### THE REQUEST
Extract the lines that hold the string "this".

### GIVEN RECORDS
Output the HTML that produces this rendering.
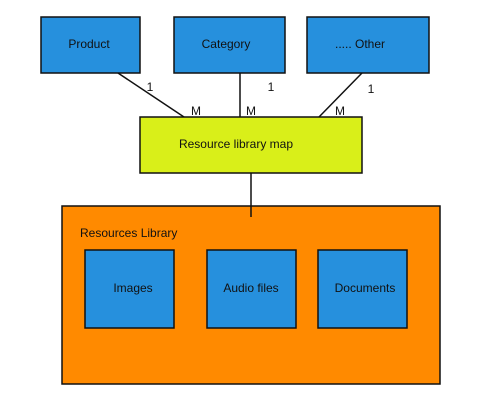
<!DOCTYPE html>
<html><head><style>html,body{margin:0;padding:0;background:#fff;}</style></head>
<body>
<svg width="500" height="409" xmlns="http://www.w3.org/2000/svg" font-family="Liberation Sans, sans-serif" font-size="12" fill="#111">
<g stroke="#111" stroke-width="1.5">
<rect x="41" y="17" width="99" height="56" fill="#2690dd"/>
<rect x="174" y="17" width="111" height="56" fill="#2690dd"/>
<rect x="307" y="17" width="122" height="56" fill="#2690dd"/>
<line x1="118" y1="73" x2="184" y2="117"/>
<line x1="240" y1="73" x2="240" y2="117"/>
<line x1="362" y1="73" x2="319" y2="117"/>
<rect x="140" y="117" width="222" height="56" fill="#d9ef19"/>
<rect x="62" y="206" width="378" height="178" fill="#ff8a00"/>
<line x1="251" y1="173" x2="251" y2="217"/>
<rect x="85" y="250" width="89" height="78" fill="#2690dd"/>
<rect x="207" y="250" width="89" height="78" fill="#2690dd"/>
<rect x="318" y="250" width="89" height="78" fill="#2690dd"/>
</g>
<g text-anchor="middle" stroke="none">
<text x="89" y="48">Product</text>
<text x="226" y="48">Category</text>
<text x="360" y="48">..... Other</text>
<text x="236" y="148">Resource library map</text>
<text x="133" y="292">Images</text>
<text x="251" y="292">Audio files</text>
<text x="365" y="292">Documents</text>
<text x="150" y="91">1</text>
<text x="271" y="91">1</text>
<text x="371" y="93">1</text>
<text x="196" y="115">M</text>
<text x="251" y="115">M</text>
<text x="340" y="115">M</text>
</g>
<text x="80" y="237">Resources Library</text>
</svg>
</body></html>
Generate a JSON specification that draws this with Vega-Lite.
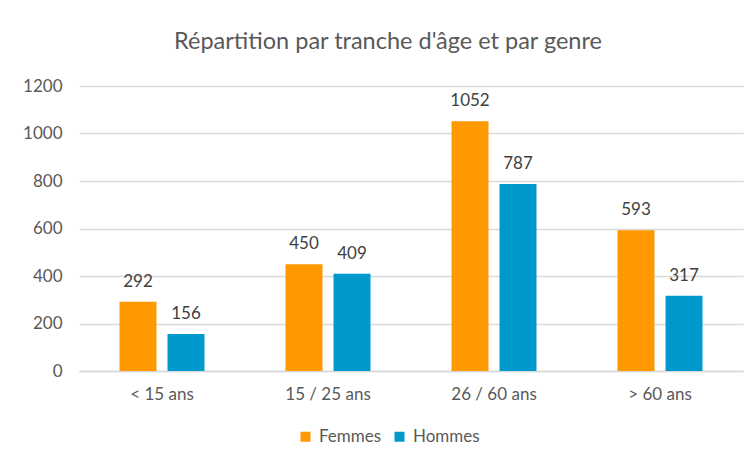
{
  "$schema": "https://vega.github.io/schema/vega-lite/v6.json",
  "width": 664,
  "height": 285,
  "autosize": {"type": "none"},
  "padding": {"left": 79, "top": 86, "right": 10, "bottom": 88},
  "background": "white",
  "title": {
    "text": "Répartition par tranche d'âge et par genre",
    "font": "Lato",
    "fontSize": 23.5,
    "fontWeight": "normal",
    "color": "#595959",
    "anchor": "middle",
    "dx": -23,
    "offset": 24
  },
  "data": {
    "values": [
      {"age": "< 15 ans", "genre": "Femmes", "n": 292},
      {"age": "< 15 ans", "genre": "Hommes", "n": 156},
      {"age": "15 / 25 ans", "genre": "Femmes", "n": 450},
      {"age": "15 / 25 ans", "genre": "Hommes", "n": 409},
      {"age": "26 / 60 ans", "genre": "Femmes", "n": 1052},
      {"age": "26 / 60 ans", "genre": "Hommes", "n": 787},
      {"age": "> 60 ans", "genre": "Femmes", "n": 593},
      {"age": "> 60 ans", "genre": "Hommes", "n": 317}
    ]
  },
  "encoding": {
    "x": {
      "field": "age",
      "type": "nominal",
      "sort": null,
      "scale": {"paddingInner": 0.488, "paddingOuter": 0.244},
      "axis": {
        "title": null,
        "labelAngle": 0,
        "labelFont": "Lato",
        "labelFontSize": 17,
        "labelColor": "#595959",
        "labelPadding": 15,
        "ticks": false,
        "domainColor": "#D9D9D9",
        "domainWidth": 1.5,
        "grid": false
      }
    },
    "xOffset": {
      "field": "genre",
      "type": "nominal",
      "scale": {"paddingInner": 0.23, "paddingOuter": 0}
    },
    "y": {
      "field": "n",
      "type": "quantitative",
      "scale": {"domain": [0, 1200]},
      "axis": {
        "title": null,
        "format": "d",
        "values": [0, 200, 400, 600, 800, 1000, 1200],
        "labelFont": "Lato",
        "labelFontSize": 17,
        "labelColor": "#595959",
        "labelPadding": 17,
        "ticks": false,
        "domain": false,
        "gridColor": "#D9D9D9",
        "gridWidth": 1.5
      }
    }
  },
  "layer": [
    {
      "mark": {"type": "bar"},
      "encoding": {
        "color": {
          "field": "genre",
          "type": "nominal",
          "scale": {"domain": ["Femmes", "Hommes"], "range": ["#FF9900", "#0099CC"]},
          "legend": {
            "title": null,
            "orient": "none",
            "legendX": 218,
            "legendY": 342,
            "direction": "horizontal",
            "symbolType": "square",
            "symbolSize": 100,
            "symbolStrokeWidth": 0,
            "labelFont": "Lato",
            "labelFontSize": 17,
            "labelColor": "#595959",
            "labelOffset": 5,
            "columnPadding": 9
          }
        }
      }
    },
    {
      "mark": {"type": "text", "baseline": "bottom", "dy": -11, "font": "Lato", "fontSize": 17, "color": "#404040"},
      "encoding": {
        "text": {"field": "n", "type": "quantitative"}
      }
    }
  ],
  "config": {"view": {"stroke": null}}
}
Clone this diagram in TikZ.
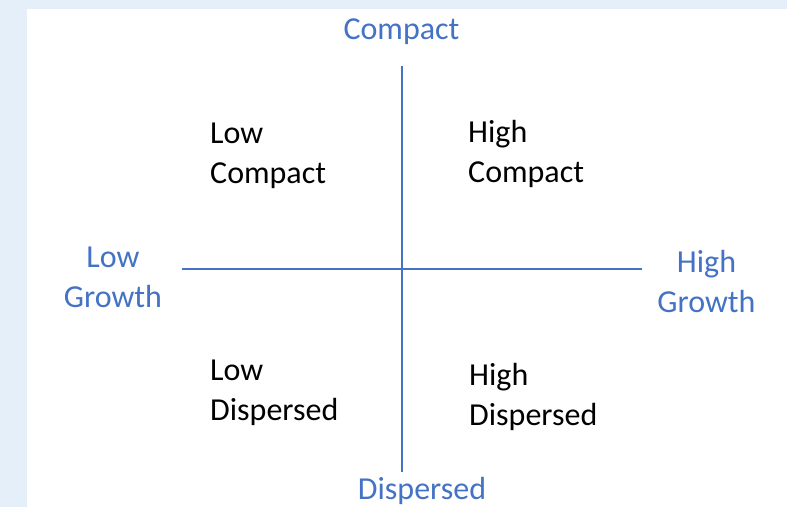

### OUTPUT OF THE EXERCISE
Output the HTML that produces this rendering.
Generate a JSON specification that draws this with Vega-Lite.
Clone this diagram in TikZ.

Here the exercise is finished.